_SHORT TASK:_ Extract, exactly as written, each line from the start of the records below to the line containing "97, bottom: 495", both ends included; drop the pictures.

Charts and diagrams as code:
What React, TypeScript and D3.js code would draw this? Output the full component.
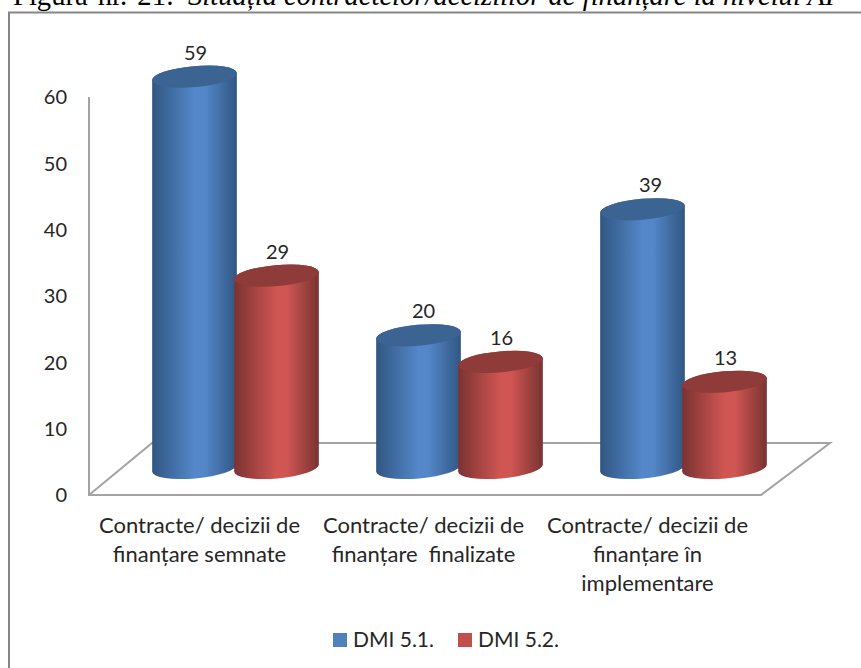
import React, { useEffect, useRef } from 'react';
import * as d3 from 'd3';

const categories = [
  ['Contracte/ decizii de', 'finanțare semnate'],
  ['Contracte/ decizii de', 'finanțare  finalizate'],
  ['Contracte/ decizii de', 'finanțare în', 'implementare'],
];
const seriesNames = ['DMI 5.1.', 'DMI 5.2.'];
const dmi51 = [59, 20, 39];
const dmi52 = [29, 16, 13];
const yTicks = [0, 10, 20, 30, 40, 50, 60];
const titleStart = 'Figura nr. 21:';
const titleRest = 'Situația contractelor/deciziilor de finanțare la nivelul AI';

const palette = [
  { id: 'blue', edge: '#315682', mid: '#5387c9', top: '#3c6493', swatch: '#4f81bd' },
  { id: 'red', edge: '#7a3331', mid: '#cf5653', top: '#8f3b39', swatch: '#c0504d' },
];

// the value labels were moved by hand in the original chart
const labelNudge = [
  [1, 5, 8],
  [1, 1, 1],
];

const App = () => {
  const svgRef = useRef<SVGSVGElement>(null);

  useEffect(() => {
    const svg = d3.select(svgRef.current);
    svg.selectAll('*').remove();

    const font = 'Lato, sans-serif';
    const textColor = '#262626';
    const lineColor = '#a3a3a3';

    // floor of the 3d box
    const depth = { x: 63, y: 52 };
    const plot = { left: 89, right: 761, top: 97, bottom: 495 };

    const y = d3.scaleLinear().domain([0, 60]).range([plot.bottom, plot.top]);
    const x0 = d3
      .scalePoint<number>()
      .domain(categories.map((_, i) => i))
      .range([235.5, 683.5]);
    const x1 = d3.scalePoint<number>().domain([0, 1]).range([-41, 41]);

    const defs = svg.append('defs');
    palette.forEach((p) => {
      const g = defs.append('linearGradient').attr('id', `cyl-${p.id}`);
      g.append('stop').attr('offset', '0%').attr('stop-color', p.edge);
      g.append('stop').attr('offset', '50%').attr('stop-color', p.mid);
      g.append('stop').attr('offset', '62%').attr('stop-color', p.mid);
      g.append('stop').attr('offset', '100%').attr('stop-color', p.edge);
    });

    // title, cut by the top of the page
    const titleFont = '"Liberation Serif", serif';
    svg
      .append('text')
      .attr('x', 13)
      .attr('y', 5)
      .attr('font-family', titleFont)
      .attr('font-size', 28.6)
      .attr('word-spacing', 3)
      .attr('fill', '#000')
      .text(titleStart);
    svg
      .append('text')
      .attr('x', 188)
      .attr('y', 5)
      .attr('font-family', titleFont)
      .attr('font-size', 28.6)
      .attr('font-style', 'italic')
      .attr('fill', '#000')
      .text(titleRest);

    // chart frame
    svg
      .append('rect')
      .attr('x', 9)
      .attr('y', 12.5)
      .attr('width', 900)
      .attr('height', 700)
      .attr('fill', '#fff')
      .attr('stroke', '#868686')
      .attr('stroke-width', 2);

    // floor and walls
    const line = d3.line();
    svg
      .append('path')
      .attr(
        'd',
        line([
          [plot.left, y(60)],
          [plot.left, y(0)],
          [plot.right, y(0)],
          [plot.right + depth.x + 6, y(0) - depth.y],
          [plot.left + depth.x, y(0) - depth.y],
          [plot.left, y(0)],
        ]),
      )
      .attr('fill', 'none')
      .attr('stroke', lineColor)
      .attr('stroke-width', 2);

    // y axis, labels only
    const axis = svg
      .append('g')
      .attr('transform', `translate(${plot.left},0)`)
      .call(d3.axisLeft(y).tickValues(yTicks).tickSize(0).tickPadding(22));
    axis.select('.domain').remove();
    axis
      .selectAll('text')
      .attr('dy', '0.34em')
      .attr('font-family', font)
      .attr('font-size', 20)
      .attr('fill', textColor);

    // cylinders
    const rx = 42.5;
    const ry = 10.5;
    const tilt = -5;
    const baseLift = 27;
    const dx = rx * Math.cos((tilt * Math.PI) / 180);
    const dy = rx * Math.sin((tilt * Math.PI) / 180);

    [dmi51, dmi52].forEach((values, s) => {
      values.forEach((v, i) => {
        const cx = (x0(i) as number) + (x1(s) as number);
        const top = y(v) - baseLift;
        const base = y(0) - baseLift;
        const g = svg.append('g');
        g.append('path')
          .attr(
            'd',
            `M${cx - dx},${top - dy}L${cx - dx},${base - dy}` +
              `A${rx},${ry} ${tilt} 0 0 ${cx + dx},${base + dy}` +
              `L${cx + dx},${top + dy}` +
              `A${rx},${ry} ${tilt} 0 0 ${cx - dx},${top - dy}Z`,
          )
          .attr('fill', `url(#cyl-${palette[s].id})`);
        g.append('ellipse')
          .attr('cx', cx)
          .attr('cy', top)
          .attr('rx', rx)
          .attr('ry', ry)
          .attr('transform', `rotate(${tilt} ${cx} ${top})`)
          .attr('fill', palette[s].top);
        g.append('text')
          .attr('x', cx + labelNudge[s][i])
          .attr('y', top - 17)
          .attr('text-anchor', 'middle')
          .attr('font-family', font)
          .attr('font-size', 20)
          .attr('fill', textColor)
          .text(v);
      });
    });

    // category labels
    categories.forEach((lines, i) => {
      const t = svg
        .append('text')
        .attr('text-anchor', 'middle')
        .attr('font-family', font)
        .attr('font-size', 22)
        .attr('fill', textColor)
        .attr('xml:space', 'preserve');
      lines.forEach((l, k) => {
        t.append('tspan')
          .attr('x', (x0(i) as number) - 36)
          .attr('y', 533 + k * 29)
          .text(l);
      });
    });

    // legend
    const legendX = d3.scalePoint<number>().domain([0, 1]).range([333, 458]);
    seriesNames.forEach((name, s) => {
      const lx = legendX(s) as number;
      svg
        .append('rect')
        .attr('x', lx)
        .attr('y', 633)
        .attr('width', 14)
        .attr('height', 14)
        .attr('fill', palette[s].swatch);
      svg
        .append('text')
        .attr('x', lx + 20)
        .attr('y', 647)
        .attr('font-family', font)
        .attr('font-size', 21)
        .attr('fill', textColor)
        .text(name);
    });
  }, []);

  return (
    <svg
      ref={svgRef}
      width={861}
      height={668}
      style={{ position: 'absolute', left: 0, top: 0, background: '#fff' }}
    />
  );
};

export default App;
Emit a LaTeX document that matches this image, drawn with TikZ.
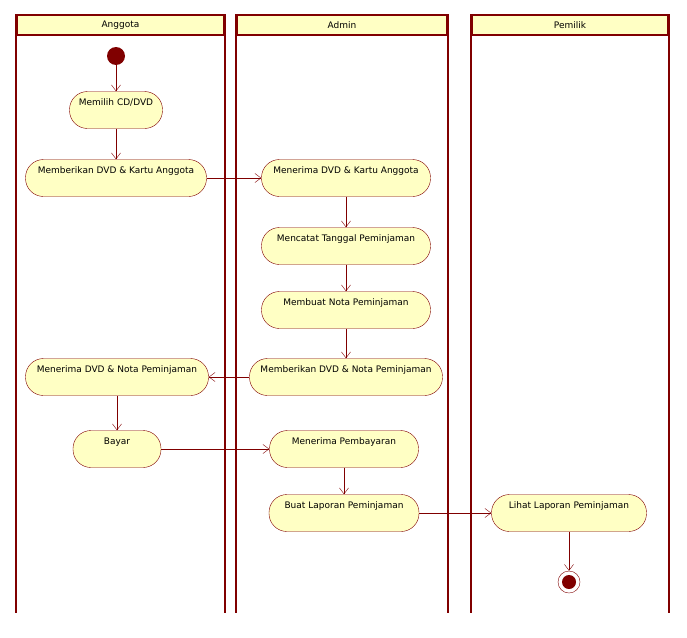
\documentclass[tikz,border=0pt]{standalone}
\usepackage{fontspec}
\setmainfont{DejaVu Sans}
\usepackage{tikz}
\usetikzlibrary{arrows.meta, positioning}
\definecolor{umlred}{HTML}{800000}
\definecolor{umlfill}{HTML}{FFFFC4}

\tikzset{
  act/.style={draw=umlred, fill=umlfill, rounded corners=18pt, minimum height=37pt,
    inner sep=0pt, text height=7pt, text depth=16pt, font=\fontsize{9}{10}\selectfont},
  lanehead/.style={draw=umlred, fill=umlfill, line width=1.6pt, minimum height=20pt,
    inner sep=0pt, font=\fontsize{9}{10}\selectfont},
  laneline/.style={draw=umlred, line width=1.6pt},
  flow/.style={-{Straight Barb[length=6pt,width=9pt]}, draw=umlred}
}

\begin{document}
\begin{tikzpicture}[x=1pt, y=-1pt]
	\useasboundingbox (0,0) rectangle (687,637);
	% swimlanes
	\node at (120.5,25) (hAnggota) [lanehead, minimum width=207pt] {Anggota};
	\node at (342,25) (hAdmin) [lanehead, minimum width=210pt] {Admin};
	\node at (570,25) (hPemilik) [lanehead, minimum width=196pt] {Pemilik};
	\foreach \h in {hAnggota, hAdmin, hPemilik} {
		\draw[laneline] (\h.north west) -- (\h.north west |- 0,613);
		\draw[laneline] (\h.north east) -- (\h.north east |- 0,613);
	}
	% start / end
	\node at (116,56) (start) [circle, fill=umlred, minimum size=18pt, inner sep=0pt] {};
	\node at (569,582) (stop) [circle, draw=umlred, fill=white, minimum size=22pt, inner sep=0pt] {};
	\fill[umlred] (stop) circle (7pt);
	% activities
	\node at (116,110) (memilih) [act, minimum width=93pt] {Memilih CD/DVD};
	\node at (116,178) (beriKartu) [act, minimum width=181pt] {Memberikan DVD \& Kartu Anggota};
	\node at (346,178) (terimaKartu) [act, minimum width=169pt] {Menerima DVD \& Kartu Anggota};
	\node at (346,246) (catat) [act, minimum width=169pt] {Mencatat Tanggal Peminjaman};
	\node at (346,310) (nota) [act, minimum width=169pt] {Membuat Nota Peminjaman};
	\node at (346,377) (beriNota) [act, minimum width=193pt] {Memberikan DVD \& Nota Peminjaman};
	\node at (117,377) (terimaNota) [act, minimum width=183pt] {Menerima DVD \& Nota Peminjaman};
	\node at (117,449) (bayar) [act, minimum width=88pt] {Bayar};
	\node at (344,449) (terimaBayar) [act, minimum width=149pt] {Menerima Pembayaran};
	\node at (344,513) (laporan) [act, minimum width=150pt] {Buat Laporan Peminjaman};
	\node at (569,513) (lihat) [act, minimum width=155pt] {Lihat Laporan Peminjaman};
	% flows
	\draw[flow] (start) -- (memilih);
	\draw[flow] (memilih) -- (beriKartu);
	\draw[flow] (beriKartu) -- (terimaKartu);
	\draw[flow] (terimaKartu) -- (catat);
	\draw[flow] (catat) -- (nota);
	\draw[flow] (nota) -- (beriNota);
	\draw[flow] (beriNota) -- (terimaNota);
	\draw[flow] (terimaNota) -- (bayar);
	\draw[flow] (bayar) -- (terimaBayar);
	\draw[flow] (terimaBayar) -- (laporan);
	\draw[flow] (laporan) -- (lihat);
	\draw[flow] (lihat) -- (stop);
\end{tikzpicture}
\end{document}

_SOLUTION TO THE EXERCISE:_
What React, TypeScript and D3.js code would draw this? Output the full component.
import React, { useEffect, useRef } from 'react';
import * as d3 from 'd3';

const categories = [
  ['Contracte/ decizii de', 'finanțare semnate'],
  ['Contracte/ decizii de', 'finanțare  finalizate'],
  ['Contracte/ decizii de', 'finanțare în', 'implementare'],
];
const seriesNames = ['DMI 5.1.', 'DMI 5.2.'];
const dmi51 = [59, 20, 39];
const dmi52 = [29, 16, 13];
const yTicks = [0, 10, 20, 30, 40, 50, 60];
const titleStart = 'Figura nr. 21:';
const titleRest = 'Situația contractelor/deciziilor de finanțare la nivelul AI';

const palette = [
  { id: 'blue', edge: '#315682', mid: '#5387c9', top: '#3c6493', swatch: '#4f81bd' },
  { id: 'red', edge: '#7a3331', mid: '#cf5653', top: '#8f3b39', swatch: '#c0504d' },
];

// the value labels were moved by hand in the original chart
const labelNudge = [
  [1, 5, 8],
  [1, 1, 1],
];

const App = () => {
  const svgRef = useRef<SVGSVGElement>(null);

  useEffect(() => {
    const svg = d3.select(svgRef.current);
    svg.selectAll('*').remove();

    const font = 'Lato, sans-serif';
    const textColor = '#262626';
    const lineColor = '#a3a3a3';

    // floor of the 3d box
    const depth = { x: 63, y: 52 };
    const plot = { left: 89, right: 761, top: 97, bottom: 495 };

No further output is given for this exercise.